Retrieval augmented generation (RAG) enhances large language models (LLMs) by providing them with relevant external context. For example, when using a RAG system for a question-answer (QA) task, the LLM receives a context that may be a combination of information from multiple sources, such as public webpages, private document corpora, or knowledge graphs. Ideally, the LLM either produces the correct answer or responds with “I don’t know” if certain key information is lacking.
A main challenge with RAG systems is that they may mislead the user with hallucinated (and therefore incorrect) information. Another challenge is that most prior work only considers how relevant the context is to the user query. But we believe that the context’s relevance alone is the wrong thing to measure — we really want to know whether it provides enough information for the LLM to answer the question or not.

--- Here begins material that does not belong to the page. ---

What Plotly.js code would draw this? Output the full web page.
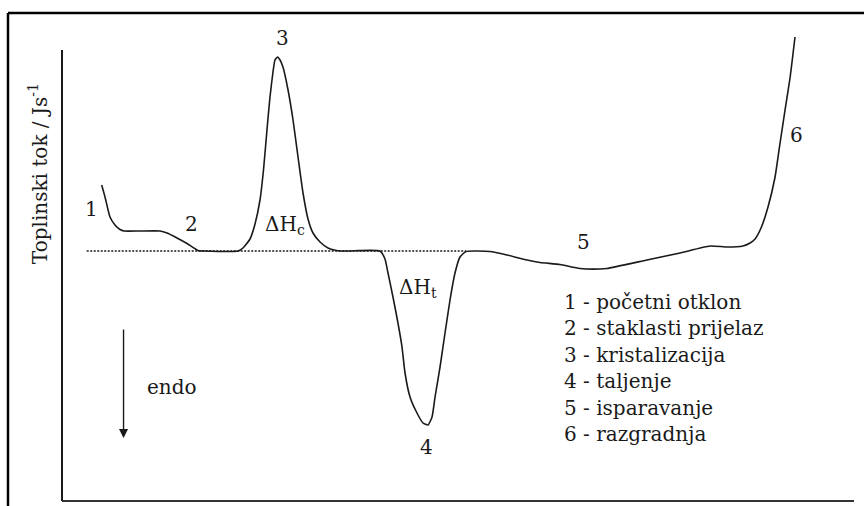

In “Sufficient Context: A New Lens on Retrieval Augmented Generation Systems”, which appeared at ICLR 2025, we study the idea of “sufficient context” in RAG systems. We show that it’s possible to know when an LLM has enough information to provide a correct answer to a question. We study the role that context (or lack thereof) plays in factual accuracy, and develop a way to quantify context sufficiency for LLMs. Our approach allows us to investigate the factors that influence the performance of RAG systems and to analyze when and why they succeed or fail.
Moreover, we have used these ideas to launch the LLM Re-Ranker in the Vertex AI RAG Engine. Our feature allows users to re-rank retrieved snippets based on their relevance to the query, leading to better retrieval metrics (e.g., nDCG) and better RAG system accuracy.